Well, not really copper kettles. A shiny copper kettle would use up a shocking amount of yarn money and we mostly use the microwave anyway. Isabel thinks tea kettles are marvelously romantic and she stopped speaking to me for at least an hour when I threw out our old enamel kettle. Its paint was flaking and the inside was gummy, but she still felt it was a terrible waste of such fine cookware. She's over it now, but I still don't like to mention kettles around her.
Long lost kettles aside, the temperature has been dropping and we are all frantically searching for our warm woolen mittens/hats/scarves. Some of us are even claiming that, despite the excessive amount of yarn in the house, we have no warm woolen mittens/hats/scarves, or at least none that are sufficiently large/fashionable/free of holes to be worn in public. Plus, yesterday there were even some packages which relate to warm woolen mittens, although they came in grey bubble wrap mailers with not a scrap of brown paper or string in sight. If you couple all of this with the inescapable fact that today is Wednesday (also known as WIP -- or Work in Progress-- Wednesday in some circles), you will no doubt come to the conclusion, as I have, that this as good a day as any to catch up with the woollies.
A pair of gloves for Nate, using the blueprint pattern from Ann Budd's book. The yarn should look very familiar; it is left over from my Rhinebeck sweater. I am knitting the gloves on size 4 needles for added density, durability, and warmth and in doing so, I may have created some issues over whether Nate's fingers (which are somewhat square and broad, in the grand old tradition of his male ancestors) will fit comfortably inside the gloves. I'm going to add a stitch or two to each finger in the second glove and otherwise, I'm really hoping the first glove will s-t-r-e-t-c-h, because I might have a seizure if I have to knit 12 fingers for two gloves.
A grey plastic package without any string arrived in my mailbox yesterday. It contained this book:
I bought the book (second hand, through Alibris. I really like them. So much so that I ordered three other books to keep this one company) because it contains a pattern for a brioche stitch hat, but the book also contains my favorite quick mitten project. I worked off a bootleg copy of this pattern (please do not turn me in to the intellectual property police; I promise that I have mended my evil ways) for years, but my original mittens are starting to loose some of their woolly-ness and when my hands got cold and I started yearning for a simple pattern, I cast on these:
I didn't get too far, because I started them about 5 minutes before bed time last night, but the yarn, which I got from a Dizzy Sheep yarn swap last spring, looks just right to me. I may even line them with something soft, if I am feeling ambitious, which means that I probably won't.

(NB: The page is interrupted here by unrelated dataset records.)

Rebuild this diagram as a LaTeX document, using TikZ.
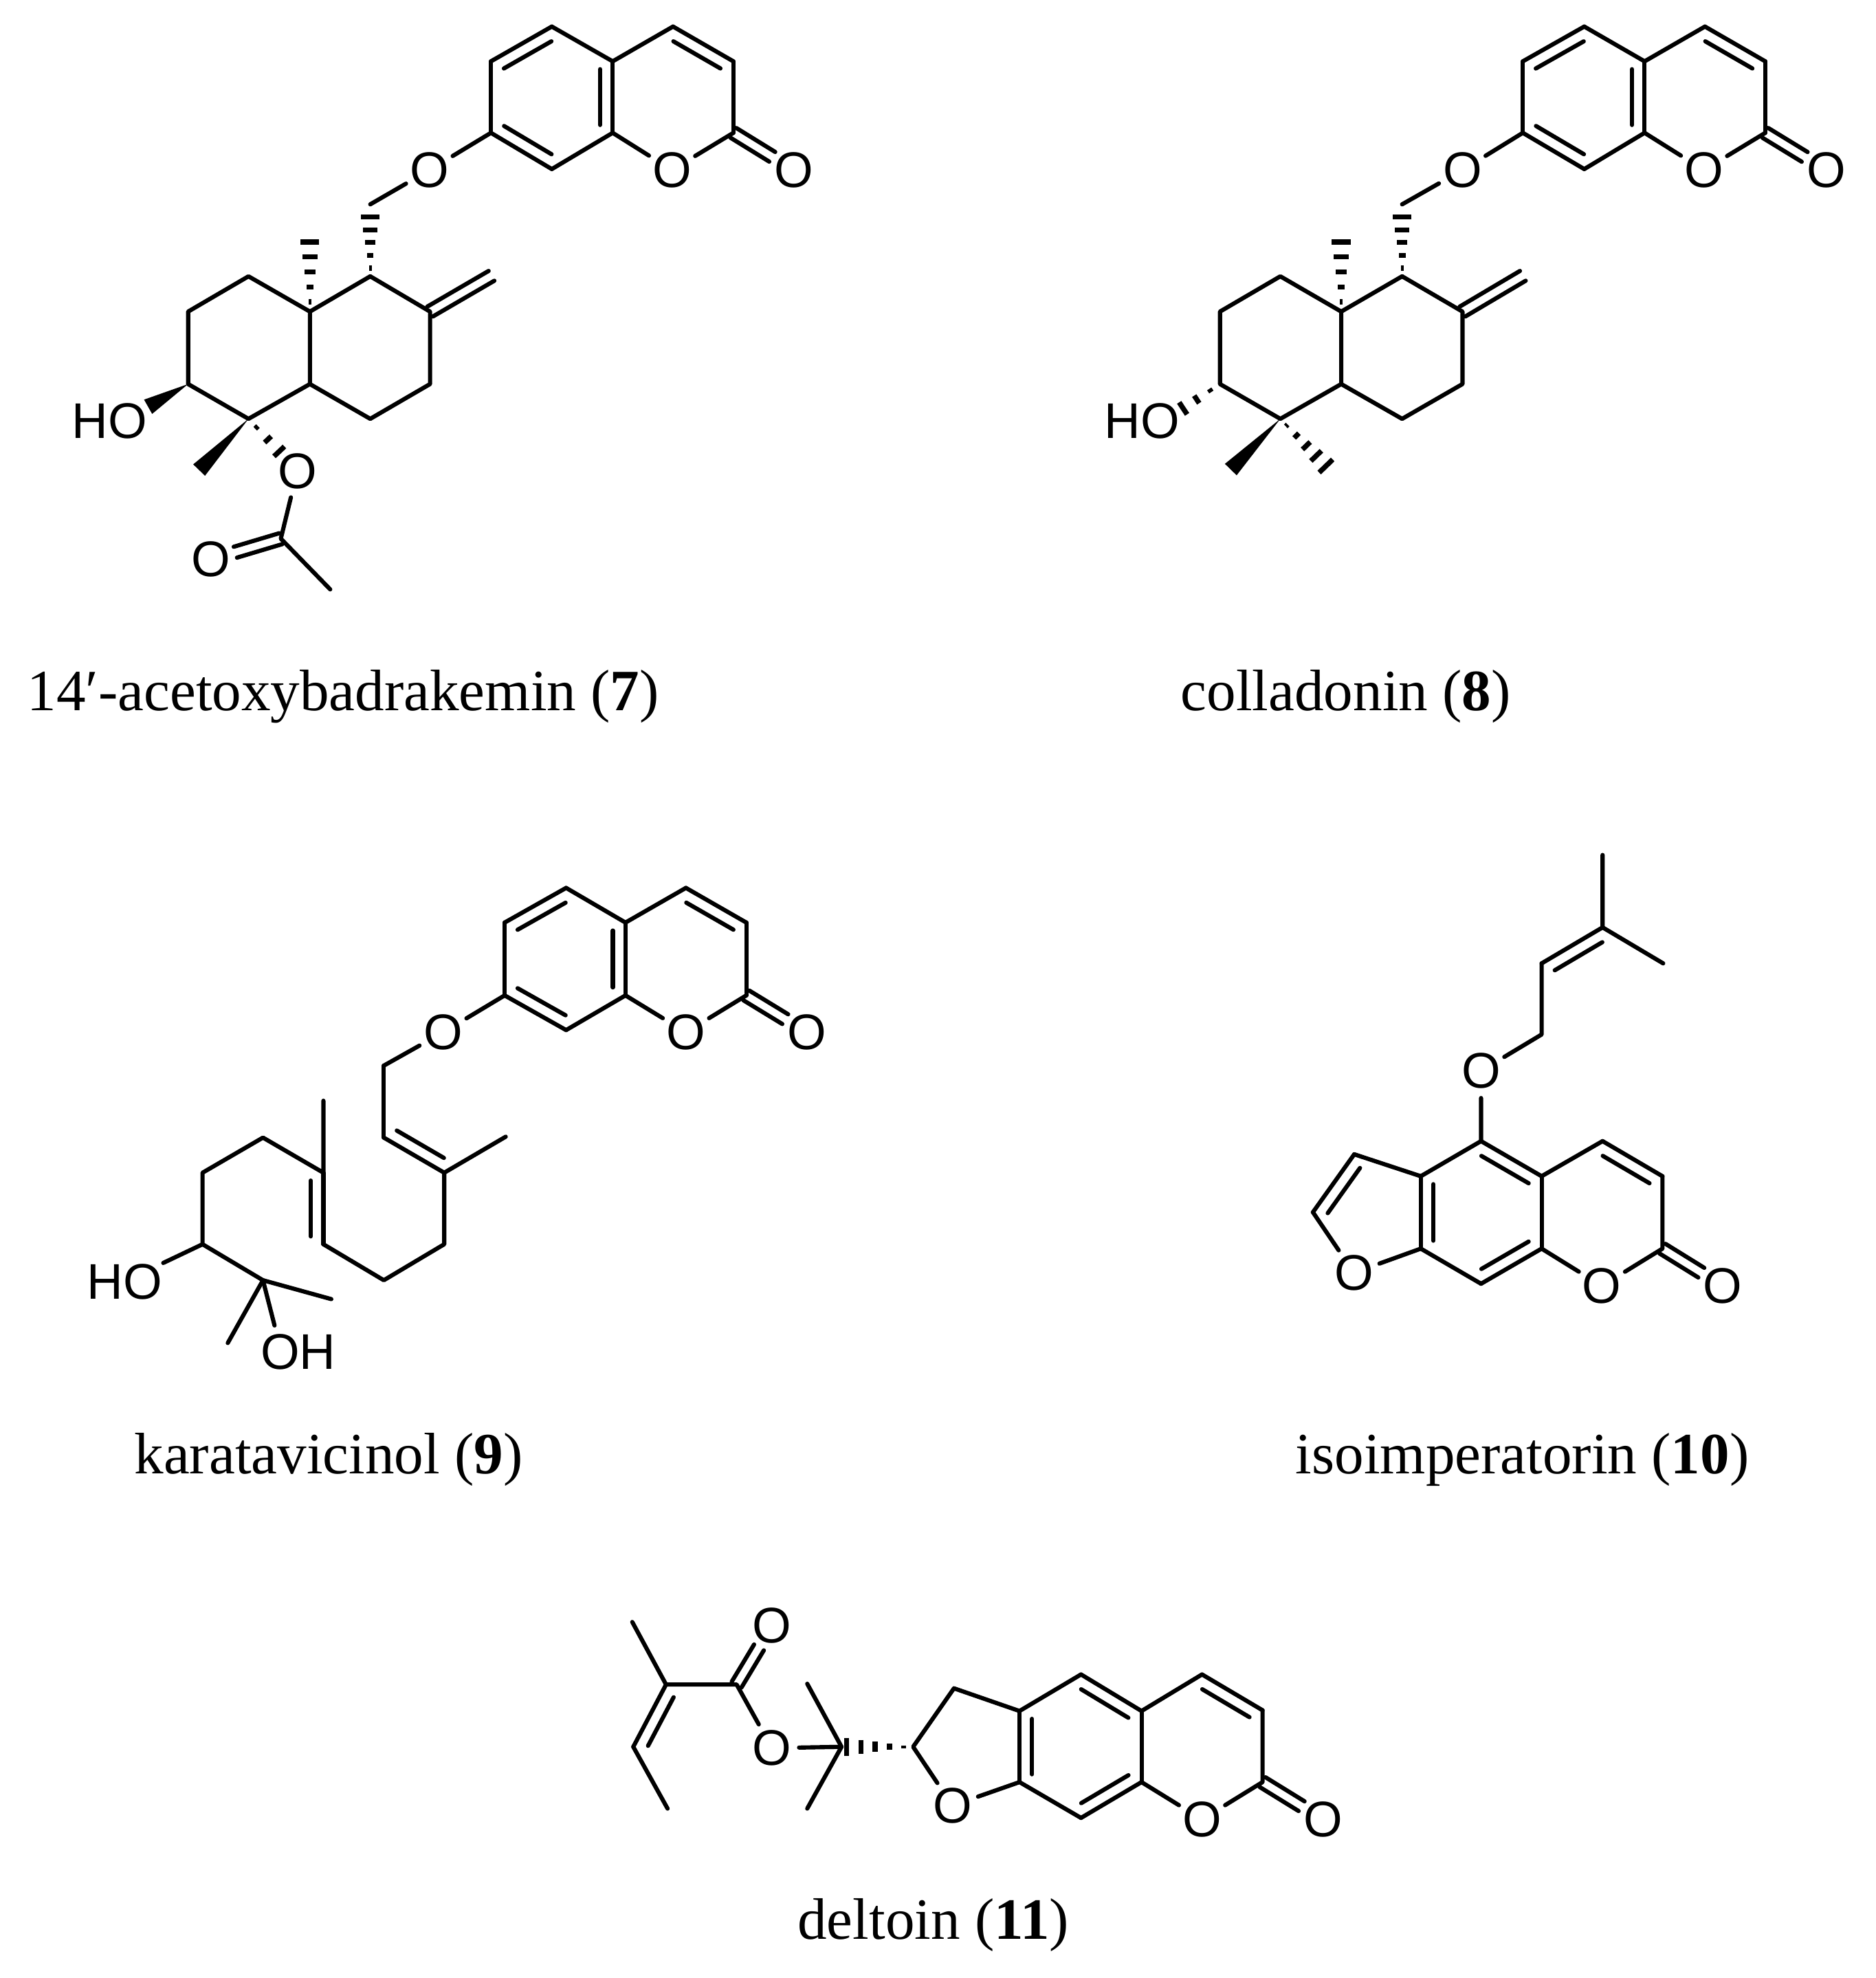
\documentclass[tikz,border=0pt]{standalone}
\usepackage{fontspec}
\setmainfont{Liberation Serif}
\newfontfamily\atomfont{Liberation Sans}
\usetikzlibrary{calc}
\tikzset{
  bond/.style={line width=.95pt,line cap=round,line join=round,black},
  hashb/.style={line width=1.15pt,black},
  atomo/.style={circle,inner sep=0pt,minimum size=.38cm,font=\atomfont\fontsize{11.3}{13}\selectfont},
  atomt/.style={inner sep=0pt,font=\atomfont\fontsize{11.3}{13}\selectfont},
  caption/.style={anchor=base,inner sep=0pt,font=\fontsize{13.2}{16}\selectfont}
}
\newcommand{\atm}[2]{\coordinate (#1) at #2;}
\newcommand{\dbl}[3]{\draw[bond] (#1)--(#2); \draw[bond] ($(#1)!.11!(#2)!#3!90:(#2)$) -- ($(#2)!.11!(#1)!#3!-90:(#1)$);}
\newcommand{\cdo}[4]{\draw[bond,shorten >=#4] ($(#1)!#3!90:(#2)$) -- ($(#2)!#3!-90:(#1)$); \draw[bond,shorten >=#4] ($(#1)!#3!-90:(#2)$) -- ($(#2)!#3!90:(#1)$);}
\newcommand{\hsh}[3]{\foreach \hh in {.13,.33,.53,.73,.93} {\draw[hashb] ($(#1)!\hh!(#2)!{\hh*#3}!90:(#1)$) -- ($(#1)!\hh!(#2)!{\hh*#3}!-90:(#1)$);}}
\newcommand{\hshfew}[3]{\foreach \hh in {.25,.6,.95} {\draw[hashb] ($(#1)!\hh!(#2)!{\hh*#3}!90:(#1)$) -- ($(#1)!\hh!(#2)!{\hh*#3}!-90:(#1)$);}}
\newcommand{\wdg}[3]{\fill ($(#2)!#3!90:(#1)$) -- (#1) -- ($(#2)!#3!-90:(#1)$) -- cycle;}
% coumarin part shared by compounds 7, 8, 9
\newcommand{\coumbonds}[1]{%
  \dbl{#1c1}{#1c2}{-.1cm}
  \draw[bond] (#1c2)--(#1c3);
  \dbl{#1c3}{#1c8}{-.1cm}
  \draw[bond] (#1c3)--(#1c4);
  \dbl{#1c4}{#1c5}{-.1cm}
  \draw[bond] (#1c5)--(#1c6);
  \draw[bond] (#1c6)--(#1Or);
  \draw[bond] (#1Or)--(#1c8);
  \draw[bond] (#1c8)--(#1c9);
  \dbl{#1c9}{#1c10}{-.1cm}
  \draw[bond] (#1c10)--(#1c1);
  \draw[bond] (#1c10)--(#1Oe);
  \draw[bond] (#1Oe)--(#1ch);
  \cdo{#1c6}{#1Ok}{.045cm}{.2cm}
}
\begin{document}
\begin{tikzpicture}
\useasboundingbox (0,0) rectangle (14.87,-15.68);
\fill[white] (0,0) rectangle (14.87,-15.68);

% ---------- compound 7
\begin{scope}[x=.004345cm,y=-.003824cm]
\atm{Ac1}{(895,127)}\atm{Ac2}{(1006,55)}\atm{Ac3}{(1117,127)}\atm{Ac4}{(1227,55)}\atm{Ac5}{(1337,127)}
\atm{Ac6}{(1337,275)}\atm{Ac8}{(1117,275)}\atm{Ac9}{(1006,350)}\atm{Ac10}{(895,275)}\atm{Ach}{(675,423)}
\node[atomo] (AOr) at (1225,352) {O};
\node[atomo] (AOk) at (1447,352) {O};
\node[atomo] (AOe) at (783,352) {O};
\coumbonds{A}
\atm{Aa}{(675,572)}\atm{Ab}{(784,645)}\atm{Ac}{(784,795)}\atm{Ad}{(675,867)}\atm{Ae}{(565,795)}
\atm{Af}{(565,645)}\atm{Ag}{(453,572)}\atm{Ah}{(343,645)}\atm{Ai}{(343,795)}\atm{Aj}{(453,867)}
\atm{Aex}{(896,571)}\atm{Ahe}{(675,440)}\atm{Ame}{(565,490)}\atm{Awo}{(270,842)}\atm{Awm}{(363,973)}
\atm{Ahd}{(512,938)}
\atm{Ak}{(512,1115)}\atm{Aml}{(602,1220)}
\draw[bond] (Aa)--(Ab)--(Ac)--(Ad)--(Ae)--(Af)--(Ag)--(Ah)--(Ai)--(Aj)--(Ae);
\draw[bond] (Af)--(Aa);
\cdo{Ab}{Aex}{.045cm}{0pt}
\hsh{Aa}{Ahe}{.08cm}
\hsh{Af}{Ame}{.08cm}
\wdg{Ai}{Awo}{.065cm}
\wdg{Aj}{Awm}{.065cm}
\node[atomt] (AHO) at (200,872) {HO};
\node[atomo] (AOa) at (542,975) {O};
\node[atomo] (AOc) at (385,1158) {O};
\hshfew{Aj}{Ahd}{.06cm}
\draw[bond] (AOa)--(Ak)--(Aml);
\cdo{Ak}{AOc}{.045cm}{.2cm}
\end{scope}
\node[caption] (capA) at (2.72,-5.63) {14′-acetoxybadrakemin (\textbf{7})};

% ---------- compound 8
\begin{scope}[xshift=8.177cm,x=.004269cm,y=-.003824cm]
\atm{Bc1}{(912,127)}\atm{Bc2}{(1026,55)}\atm{Bc3}{(1138,127)}\atm{Bc4}{(1250,55)}\atm{Bc5}{(1362,127)}
\atm{Bc6}{(1362,275)}\atm{Bc8}{(1138,275)}\atm{Bc9}{(1026,350)}\atm{Bc10}{(912,275)}\atm{Bch}{(688,423)}
\node[atomo] (BOr) at (1248,352) {O};
\node[atomo] (BOk) at (1475,352) {O};
\node[atomo] (BOe) at (800,352) {O};
\coumbonds{B}
\atm{Ba}{(688,572)}\atm{Bb}{(800,645)}\atm{Bc}{(800,795)}\atm{Bd}{(688,867)}\atm{Be}{(575,795)}
\atm{Bf}{(575,645)}\atm{Bg}{(462,572)}\atm{Bh}{(350,645)}\atm{Bi}{(350,795)}\atm{Bj}{(462,867)}
\atm{Bex}{(912,571)}\atm{Bhe}{(688,440)}\atm{Bme}{(575,490)}\atm{Bho}{(278,848)}\atm{Bwm}{(370,972)}\atm{Bhm}{(553,972)}
\draw[bond] (Ba)--(Bb)--(Bc)--(Bd)--(Be)--(Bf)--(Bg)--(Bh)--(Bi)--(Bj)--(Be);
\draw[bond] (Bf)--(Ba);
\cdo{Bb}{Bex}{.045cm}{0pt}
\hsh{Ba}{Bhe}{.08cm}
\hsh{Bf}{Bme}{.08cm}
\hshfew{Bi}{Bho}{.06cm}
\hsh{Bj}{Bhm}{.08cm}
\wdg{Bj}{Bwm}{.065cm}
\node[atomt] (BHO) at (205,872) {HO};
\end{scope}
\node[caption] (capB) at (10.67,-5.63) {colladonin (\textbf{8})};

% ---------- compound 9
\begin{scope}[xshift=.273cm,yshift=-6.541cm,x=.004172cm,y=-.003476cm]
\atm{Cc1}{(895,222)}\atm{Cc2}{(1012,143)}\atm{Cc3}{(1125,222)}\atm{Cc4}{(1240,143)}\atm{Cc5}{(1355,222)}
\atm{Cc6}{(1355,388)}\atm{Cc8}{(1125,388)}\atm{Cc9}{(1012,467)}\atm{Cc10}{(895,388)}\atm{Cch}{(665,548)}
\node[atomo] (COr) at (1240,472) {O};
\node[atomo] (COk) at (1470,472) {O};
\node[atomo] (COe) at (778,472) {O};
\coumbonds{C}
\atm{Cp}{(665,712)}\atm{Cq}{(780,792)}\atm{Cr}{(897,710)}\atm{Cs}{(780,955)}\atm{Ct}{(665,1037)}
\atm{Cu}{(550,955)}\atm{Cv}{(550,792)}\atm{Cw}{(550,628)}\atm{Cx}{(435,712)}\atm{Cy}{(320,792)}
\atm{Cz}{(320,955)}\atm{Caa}{(435,1037)}\atm{Cbb}{(565,1080)}\atm{Ccc}{(368,1180)}\atm{Coh}{(457,1140)}
\node[atomt] (CHO) at (172,1040) {HO};
\node[atomt] (COH) at (502,1200) {OH};
\draw[bond] (Cch)--(Cp);
\dbl{Cp}{Cq}{.1cm}
\draw[bond] (Cr)--(Cq)--(Cs)--(Ct)--(Cu);
\dbl{Cv}{Cu}{-.1cm}
\draw[bond] (Cw)--(Cv)--(Cx)--(Cy)--(Cz)--(Caa)--(Cbb);
\draw[bond] (Caa)--(Ccc);
\draw[bond] (Caa)--(Coh);
\draw[bond] (Cz)--(CHO.north east);
\end{scope}
\node[caption] (capC) at (2.605,-11.68) {karatavicinol (\textbf{9})};

% ---------- compound 10
\begin{scope}[xshift=9.812cm,yshift=-6.541cm,x=.002781cm,y=-.003476cm]
\atm{Dm}{(1042,68)}\atm{DA}{(1042,233)}\atm{Dn}{(1215,315)}\atm{DB}{(868,315)}\atm{DC}{(868,477)}
\atm{DD}{(695,720)}\atm{DE}{(868,800)}\atm{DF}{(1042,720)}\atm{DG}{(1213,800)}\atm{DH}{(1213,965)}
\atm{DI}{(868,965)}\atm{DJ}{(695,1045)}\atm{DK}{(523,965)}\atm{DL}{(523,800)}\atm{DM}{(333,750)}\atm{DN}{(215,882)}
\node[atomo] (DOe) at (695,560) {O};
\node[atomo] (DOr) at (1040,1050) {O};
\node[atomo] (DOf) at (332,1020) {O};
\node[atomo] (DOk) at (1385,1050) {O};
\draw[bond] (Dm)--(DA)--(Dn);
\dbl{DA}{DB}{.1cm}
\draw[bond] (DB)--(DC)--(DOe)--(DD);
\dbl{DD}{DE}{-.1cm}
\draw[bond] (DE)--(DF);
\dbl{DF}{DG}{-.1cm}
\draw[bond] (DG)--(DH)--(DOr)--(DI);
\draw[bond] (DE)--(DI);
\dbl{DJ}{DI}{.1cm}
\draw[bond] (DJ)--(DK);
\dbl{DL}{DK}{.1cm}
\draw[bond] (DL)--(DD);
\draw[bond] (DL)--(DM);
\dbl{DM}{DN}{.1cm}
\draw[bond] (DN)--(DOf)--(DK);
\cdo{DH}{DOk}{.045cm}{.2cm}
\end{scope}
\node[caption] (capD) at (12.07,-11.68) {isoimperatorin (\textbf{10})};

% ---------- compound 11
\begin{scope}[xshift=4.633cm,yshift=-12.538cm,x=.003998cm,y=-.002006cm]
\atm{Ea}{(95,160)}\atm{Eb}{(162,408)}\atm{Ec}{(302,408)}\atm{Ed}{(97,655)}\atm{Ee}{(165,900)}
\atm{Ef}{(510,655)}\atm{Eg}{(442,405)}\atm{Eh}{(442,900)}\atm{Ei}{(652,655)}\atm{Ej}{(733,423)}
\atm{Ek}{(863,513)}\atm{El}{(985,368)}\atm{Em}{(1105,513)}\atm{En}{(1225,368)}\atm{Eo}{(1345,510)}
\atm{Ep}{(1345,795)}\atm{Eq}{(1105,795)}\atm{Er}{(985,937)}\atm{Es}{(863,795)}
\node[atomo] (EOc) at (372,175) {O};
\node[atomo] (EOe) at (372,660) {O};
\node[atomo] (EOr) at (1225,943) {O};
\node[atomo] (EOf) at (730,888) {O};
\node[atomo] (EOk) at (1465,943) {O};
\draw[bond] (Ea)--(Eb)--(Ec)--(EOe)--(Ef);
\dbl{Eb}{Ed}{.1cm}
\draw[bond] (Ed)--(Ee);
\cdo{Ec}{EOc}{.045cm}{.2cm}
\draw[bond] (Eg)--(Ef)--(Eh);
\hsh{Ei}{Ef}{.075cm}
\draw[bond] (EOf)--(Ei)--(Ej)--(Ek)--(El);
\draw[bond] (EOf)--(Es)--(Er);
\dbl{Ek}{Es}{.1cm}
\dbl{El}{Em}{-.1cm}
\draw[bond] (Em)--(En);
\dbl{En}{Eo}{-.1cm}
\draw[bond] (Em)--(Eq);
\dbl{Eq}{Er}{-.1cm}
\draw[bond] (Eo)--(Ep)--(EOr)--(Eq);
\cdo{Ep}{EOk}{.045cm}{.2cm}
\end{scope}
\node[caption] (capE) at (7.4,-15.37) {deltoin (\textbf{11})};
\end{tikzpicture}
\end{document}
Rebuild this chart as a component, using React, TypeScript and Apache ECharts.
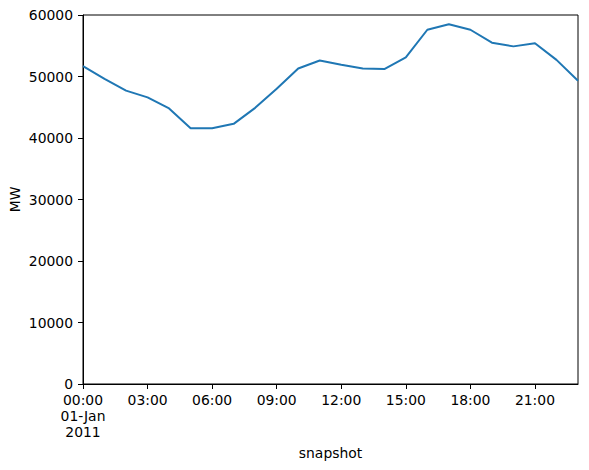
import React, { useEffect, useRef } from "react";
import * as echarts from "echarts";

const hours = [0, 1, 2, 3, 4, 5, 6, 7, 8, 9, 10, 11, 12, 13, 14, 15, 16, 17, 18, 19, 20, 21, 22, 23];
const loadMW = [
  51700, 49600, 47700, 46600, 44800, 41600, 41600, 42300, 44900, 48000, 51300, 52600,
  51900, 51300, 51200, 53100, 57600, 58500, 57600, 55500, 54900, 55400, 52700, 49300,
];
const xTickLabels: Record<number, string> = {
  0: "00:00\n01-Jan\n2011",
  3: "03:00",
  6: "06:00",
  9: "09:00",
  12: "12:00",
  15: "15:00",
  18: "18:00",
  21: "21:00",
};
const yTicks = [0, 10000, 20000, 30000, 40000, 50000, 60000];

export default function App() {
  const ref = useRef<HTMLDivElement>(null);
  useEffect(() => {
    if (!ref.current) return;
    const chart = echarts.init(ref.current, undefined, { renderer: "svg" });
    const font = "DejaVu Sans";
    chart.setOption({
      animation: false,
      backgroundColor: "#ffffff",
      grid: {
        left: 83,
        top: 15,
        right: 11,
        bottom: 86,
        show: true,
        borderColor: "#000000",
        borderWidth: 1,
        containLabel: false,
        outerBoundsMode: "none",
      },
      xAxis: {
        type: "value",
        min: 0,
        max: 23,
        interval: 3,
        name: "snapshot",
        nameLocation: "middle",
        nameGap: 62,
        nameMoveOverlap: false,
        nameTextStyle: { fontFamily: font, fontSize: 13.9, color: "#000" },
        axisLine: { show: true, lineStyle: { color: "#000", width: 1 } },
        axisTick: { show: true, inside: false, length: 5, lineStyle: { color: "#000" } },
        splitLine: { show: false },
        axisLabel: {
          fontFamily: font,
          fontSize: 13.9,
          lineHeight: 16,
          color: "#000",
          margin: 8,
          showMaxLabel: false,
          formatter: (v: number) => xTickLabels[v] ?? "",
        },
      },
      yAxis: {
        type: "value",
        min: yTicks[0],
        max: yTicks[yTicks.length - 1],
        interval: 10000,
        name: "MW",
        nameLocation: "middle",
        nameGap: 61,
        nameRotate: 90,
        nameMoveOverlap: false,
        nameTextStyle: { fontFamily: font, fontSize: 13.9, color: "#000" },
        axisLine: { show: true, lineStyle: { color: "#000", width: 1 } },
        axisTick: { show: true, inside: false, length: 5, lineStyle: { color: "#000" } },
        splitLine: { show: false },
        axisLabel: {
          fontFamily: font,
          fontSize: 13.9,
          color: "#000",
          margin: 10,
          formatter: (v: number) => String(v),
        },
      },
      series: [
        {
          type: "line",
          data: hours.map((h, i) => [h, loadMW[i]]),
          showSymbol: false,
          symbol: "none",
          lineStyle: { color: "#1f77b4", width: 2 },
          itemStyle: { color: "#1f77b4" },
        },
      ],
    });
    return () => chart.dispose();
  }, []);
  return <div ref={ref} style={{ width: 589, height: 470, margin: -8 }} />;
}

A second package in my mailbox contained this book.
I checked it out of the library last year, read it cover to cover, and fell madly in love with it. It has patterns in it, but I bought it because I loved the stories and pictures of sheep (and other fibery animals) farms across the country. El Husbando, who has visions of us owning sheep, alpacas, and possibly even a cow (although I'm lobbying for a very, very small cow), might even want to read it. In fact, I really bought the book for him. Yeah, that's right. I'll just keep it with my books because I don't think he has room on his bookshelf. Yeah.
This is not a new book, but the yarn is from my pilgrimage to Green Mountain Spinnery and I am finally starting the hat that I promised Isabel.
Here is the beginning of it. When I worked the swatch, I used double pointed needles and I was so ham-fisted while working the braided edge--which is totally new to me and which I got totally wrong on the first try--that I thought I was going to poke my eye out. I switched to a small circular and learned (1) that I don't hate all 16" circular needles, just the super slippery ones from Knit Picks, which is weird because I love most of my other Knit Picks needles and (2) the braid is much easier on my Inox circulars that it ever will be on any DPNs in the whole entire world.
I have now proven to myself for the second day in a row that it would have been much less time consuming to knit a few rounds on a sweater than it is to write a blog post. Score one for NaKniSweMo over NaBloPoMo. Also, even though I finished my work yesterday, I was gently chastised for turning it in too early. To prevent this from happening again, I have decided to waste as much time as possible before starting the next project. That'll show them.